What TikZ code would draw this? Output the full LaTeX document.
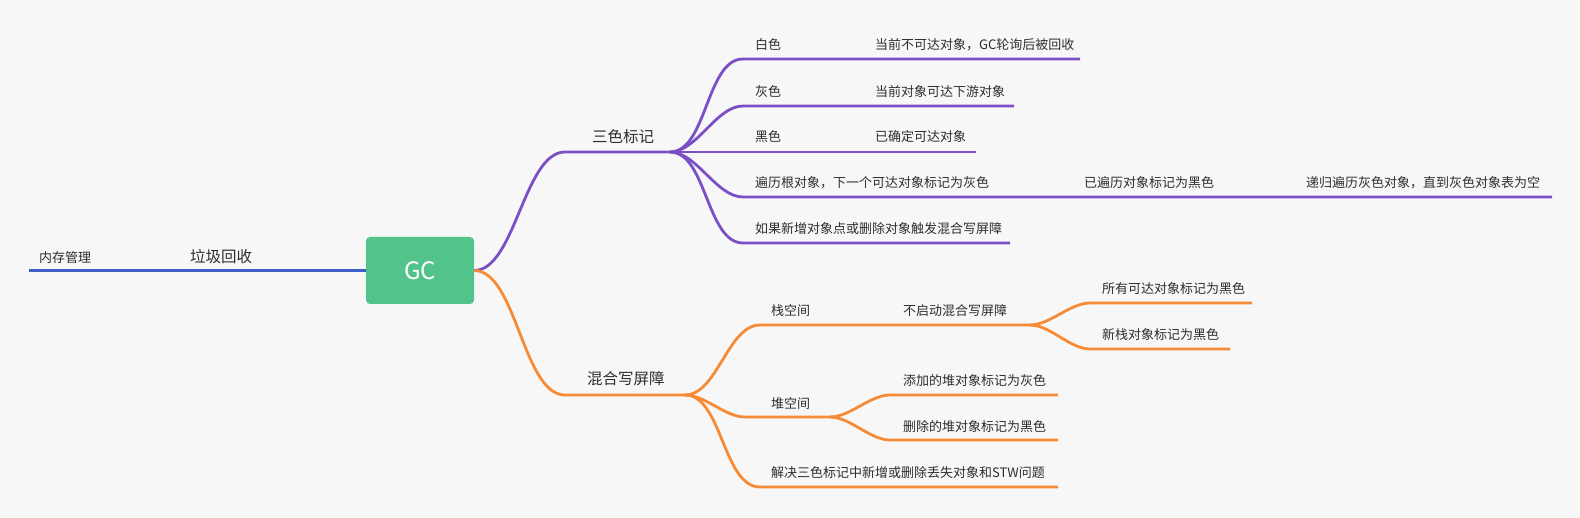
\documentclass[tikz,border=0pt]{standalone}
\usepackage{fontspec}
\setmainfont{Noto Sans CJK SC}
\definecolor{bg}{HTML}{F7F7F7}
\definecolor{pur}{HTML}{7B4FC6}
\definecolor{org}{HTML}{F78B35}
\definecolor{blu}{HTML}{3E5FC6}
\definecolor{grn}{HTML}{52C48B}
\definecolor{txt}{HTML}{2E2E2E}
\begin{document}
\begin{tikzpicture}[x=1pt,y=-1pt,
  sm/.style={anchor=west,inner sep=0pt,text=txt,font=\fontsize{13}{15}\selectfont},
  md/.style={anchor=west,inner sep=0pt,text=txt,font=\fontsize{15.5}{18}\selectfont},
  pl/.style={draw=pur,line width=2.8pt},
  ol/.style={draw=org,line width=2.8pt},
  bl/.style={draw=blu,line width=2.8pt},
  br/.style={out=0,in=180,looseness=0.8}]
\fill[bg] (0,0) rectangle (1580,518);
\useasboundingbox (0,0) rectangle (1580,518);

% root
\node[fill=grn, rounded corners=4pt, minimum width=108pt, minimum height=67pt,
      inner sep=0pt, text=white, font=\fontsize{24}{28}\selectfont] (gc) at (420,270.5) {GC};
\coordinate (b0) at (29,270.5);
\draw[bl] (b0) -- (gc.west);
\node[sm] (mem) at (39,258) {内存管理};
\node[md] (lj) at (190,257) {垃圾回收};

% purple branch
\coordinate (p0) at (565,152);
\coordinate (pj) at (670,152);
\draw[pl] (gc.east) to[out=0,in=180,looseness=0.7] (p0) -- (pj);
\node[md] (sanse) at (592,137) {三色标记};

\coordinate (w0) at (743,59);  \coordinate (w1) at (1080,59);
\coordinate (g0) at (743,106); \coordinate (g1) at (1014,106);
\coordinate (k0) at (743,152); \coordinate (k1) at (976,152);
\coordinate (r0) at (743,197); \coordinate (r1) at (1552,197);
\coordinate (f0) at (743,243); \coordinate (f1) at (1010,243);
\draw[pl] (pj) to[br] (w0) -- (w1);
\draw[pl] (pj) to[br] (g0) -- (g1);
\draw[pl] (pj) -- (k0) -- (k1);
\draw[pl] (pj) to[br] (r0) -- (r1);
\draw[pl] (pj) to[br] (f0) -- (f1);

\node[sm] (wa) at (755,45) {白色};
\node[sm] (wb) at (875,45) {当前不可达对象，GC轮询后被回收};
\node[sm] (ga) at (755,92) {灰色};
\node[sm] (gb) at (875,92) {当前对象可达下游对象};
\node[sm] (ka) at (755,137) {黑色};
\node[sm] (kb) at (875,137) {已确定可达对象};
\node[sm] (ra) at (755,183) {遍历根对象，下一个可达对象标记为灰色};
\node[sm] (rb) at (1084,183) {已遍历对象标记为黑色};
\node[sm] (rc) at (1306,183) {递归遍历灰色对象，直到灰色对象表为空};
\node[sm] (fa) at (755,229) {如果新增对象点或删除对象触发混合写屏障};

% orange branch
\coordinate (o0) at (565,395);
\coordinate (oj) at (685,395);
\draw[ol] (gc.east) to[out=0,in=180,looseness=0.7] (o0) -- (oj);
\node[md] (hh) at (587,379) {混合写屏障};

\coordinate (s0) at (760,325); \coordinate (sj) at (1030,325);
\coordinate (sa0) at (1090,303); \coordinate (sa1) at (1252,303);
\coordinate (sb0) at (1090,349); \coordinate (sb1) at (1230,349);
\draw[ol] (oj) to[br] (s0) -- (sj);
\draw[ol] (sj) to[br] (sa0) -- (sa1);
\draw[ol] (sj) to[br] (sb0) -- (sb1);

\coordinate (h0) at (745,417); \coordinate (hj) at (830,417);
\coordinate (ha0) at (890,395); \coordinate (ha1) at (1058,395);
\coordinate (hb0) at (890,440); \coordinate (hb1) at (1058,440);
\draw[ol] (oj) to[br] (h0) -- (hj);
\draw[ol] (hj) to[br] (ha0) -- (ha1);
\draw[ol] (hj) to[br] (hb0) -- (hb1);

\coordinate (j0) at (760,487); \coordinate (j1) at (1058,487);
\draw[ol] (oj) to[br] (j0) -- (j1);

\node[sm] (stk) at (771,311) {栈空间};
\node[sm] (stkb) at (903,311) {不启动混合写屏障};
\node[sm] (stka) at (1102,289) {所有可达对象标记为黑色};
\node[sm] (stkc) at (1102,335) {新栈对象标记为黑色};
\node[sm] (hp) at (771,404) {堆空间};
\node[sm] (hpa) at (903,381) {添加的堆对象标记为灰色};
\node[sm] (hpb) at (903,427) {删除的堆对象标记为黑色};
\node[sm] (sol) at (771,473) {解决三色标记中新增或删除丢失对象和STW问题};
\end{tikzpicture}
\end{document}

****************

= YOUR GOAL =
Transcribe all the data word for word; the images stay out.

= EXERCISE SOLUTION =
What TikZ code would draw this? Output the full LaTeX document.
\documentclass[tikz,border=0pt]{standalone}
\usepackage{fontspec}
\setmainfont{Noto Sans CJK SC}
\definecolor{bg}{HTML}{F7F7F7}
\definecolor{pur}{HTML}{7B4FC6}
\definecolor{org}{HTML}{F78B35}
\definecolor{blu}{HTML}{3E5FC6}
\definecolor{grn}{HTML}{52C48B}
\definecolor{txt}{HTML}{2E2E2E}
\begin{document}
\begin{tikzpicture}[x=1pt,y=-1pt,
  sm/.style={anchor=west,inner sep=0pt,text=txt,font=\fontsize{13}{15}\selectfont},
  md/.style={anchor=west,inner sep=0pt,text=txt,font=\fontsize{15.5}{18}\selectfont},
  pl/.style={draw=pur,line width=2.8pt},
  ol/.style={draw=org,line width=2.8pt},
  bl/.style={draw=blu,line width=2.8pt},
  br/.style={out=0,in=180,looseness=0.8}]
\fill[bg] (0,0) rectangle (1580,518);
\useasboundingbox (0,0) rectangle (1580,518);

% root
\node[fill=grn, rounded corners=4pt, minimum width=108pt, minimum height=67pt,
      inner sep=0pt, text=white, font=\fontsize{24}{28}\selectfont] (gc) at (420,270.5) {GC};
\coordinate (b0) at (29,270.5);
\draw[bl] (b0) -- (gc.west);
\node[sm] (mem) at (39,258) {内存管理};
\node[md] (lj) at (190,257) {垃圾回收};

% purple branch
\coordinate (p0) at (565,152);
\coordinate (pj) at (670,152);
\draw[pl] (gc.east) to[out=0,in=180,looseness=0.7] (p0) -- (pj);
\node[md] (sanse) at (592,137) {三色标记};

\coordinate (w0) at (743,59);  \coordinate (w1) at (1080,59);
\coordinate (g0) at (743,106); \coordinate (g1) at (1014,106);
\coordinate (k0) at (743,152); \coordinate (k1) at (976,152);
\coordinate (r0) at (743,197); \coordinate (r1) at (1552,197);
\coordinate (f0) at (743,243); \coordinate (f1) at (1010,243);
\draw[pl] (pj) to[br] (w0) -- (w1);
\draw[pl] (pj) to[br] (g0) -- (g1);
\draw[pl] (pj) -- (k0) -- (k1);
\draw[pl] (pj) to[br] (r0) -- (r1);
\draw[pl] (pj) to[br] (f0) -- (f1);

\node[sm] (wa) at (755,45) {白色};
\node[sm] (wb) at (875,45) {当前不可达对象，GC轮询后被回收};
\node[sm] (ga) at (755,92) {灰色};
\node[sm] (gb) at (875,92) {当前对象可达下游对象};
\node[sm] (ka) at (755,137) {黑色};
\node[sm] (kb) at (875,137) {已确定可达对象};
\node[sm] (ra) at (755,183) {遍历根对象，下一个可达对象标记为灰色};
\node[sm] (rb) at (1084,183) {已遍历对象标记为黑色};
\node[sm] (rc) at (1306,183) {递归遍历灰色对象，直到灰色对象表为空};
\node[sm] (fa) at (755,229) {如果新增对象点或删除对象触发混合写屏障};

% orange branch
\coordinate (o0) at (565,395);
\coordinate (oj) at (685,395);
\draw[ol] (gc.east) to[out=0,in=180,looseness=0.7] (o0) -- (oj);
\node[md] (hh) at (587,379) {混合写屏障};

\coordinate (s0) at (760,325); \coordinate (sj) at (1030,325);
\coordinate (sa0) at (1090,303); \coordinate (sa1) at (1252,303);
\coordinate (sb0) at (1090,349); \coordinate (sb1) at (1230,349);
\draw[ol] (oj) to[br] (s0) -- (sj);
\draw[ol] (sj) to[br] (sa0) -- (sa1);
\draw[ol] (sj) to[br] (sb0) -- (sb1);

\coordinate (h0) at (745,417); \coordinate (hj) at (830,417);
\coordinate (ha0) at (890,395); \coordinate (ha1) at (1058,395);
\coordinate (hb0) at (890,440); \coordinate (hb1) at (1058,440);
\draw[ol] (oj) to[br] (h0) -- (hj);
\draw[ol] (hj) to[br] (ha0) -- (ha1);
\draw[ol] (hj) to[br] (hb0) -- (hb1);

\coordinate (j0) at (760,487); \coordinate (j1) at (1058,487);
\draw[ol] (oj) to[br] (j0) -- (j1);

\node[sm] (stk) at (771,311) {栈空间};
\node[sm] (stkb) at (903,311) {不启动混合写屏障};
\node[sm] (stka) at (1102,289) {所有可达对象标记为黑色};
\node[sm] (stkc) at (1102,335) {新栈对象标记为黑色};
\node[sm] (hp) at (771,404) {堆空间};
\node[sm] (hpa) at (903,381) {添加的堆对象标记为灰色};
\node[sm] (hpb) at (903,427) {删除的堆对象标记为黑色};
\node[sm] (sol) at (771,473) {解决三色标记中新增或删除丢失对象和STW问题};
\end{tikzpicture}
\end{document}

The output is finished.